We will have our Model Penal Codes.  And we will have our regulation of sexualized conduct.  We will have them because we will continue to value the sexual as something special--for the individuals, for families and for the state.  There is little of the private in contact that is invested in so much importance.  It is the space in which gender politics are played out, through which society seeks to administer its rules, and the way in which social order is maintained. Yet the definition of that space--what is sexualized -- and its consequences remains highly contested.  And it is a malleable as the changing tastes of succeeding generations--a changing set of tastes to which law is ill equipped to keep pace with.  But law is precisely the right tool to control both the pace of change and the individuals who might seek to act on it.  It's utility for mandating forms of social order, and social conformity--even in a society that styles itself open to non conformity, also gives debates about the legal structures of sexual control a definitive political and invariably reactionary character.

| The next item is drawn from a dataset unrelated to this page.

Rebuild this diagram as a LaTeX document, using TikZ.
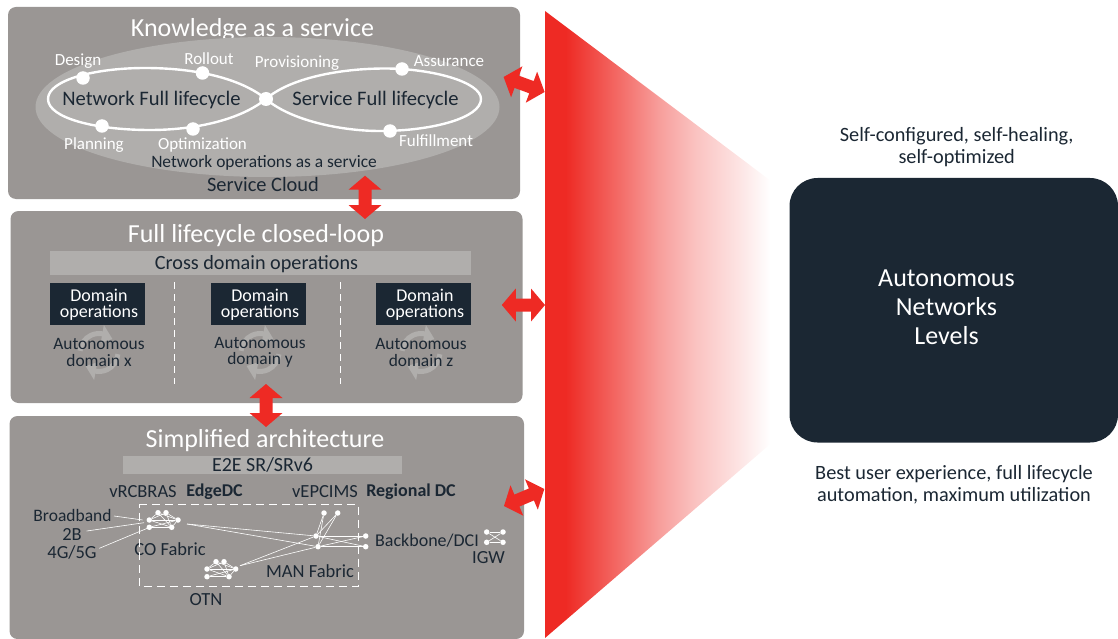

The sexual and the legal will always be misaligned.  There is tragedy in the writing of law--and tragedy where law is absent in the face of egregious conduct (judged even by the most un-conventional standards of the time).  The line drawing of law is an act of power, better exposed where the line drawing is undertaken in the absence of consensus.  And its consequence, the management of the bodies of individuals, however nicely framed int he language of the theory of the times, almost always and invariably, and perhaps necessarily, a means of managing, and in managing diminishing the autonomy of the body.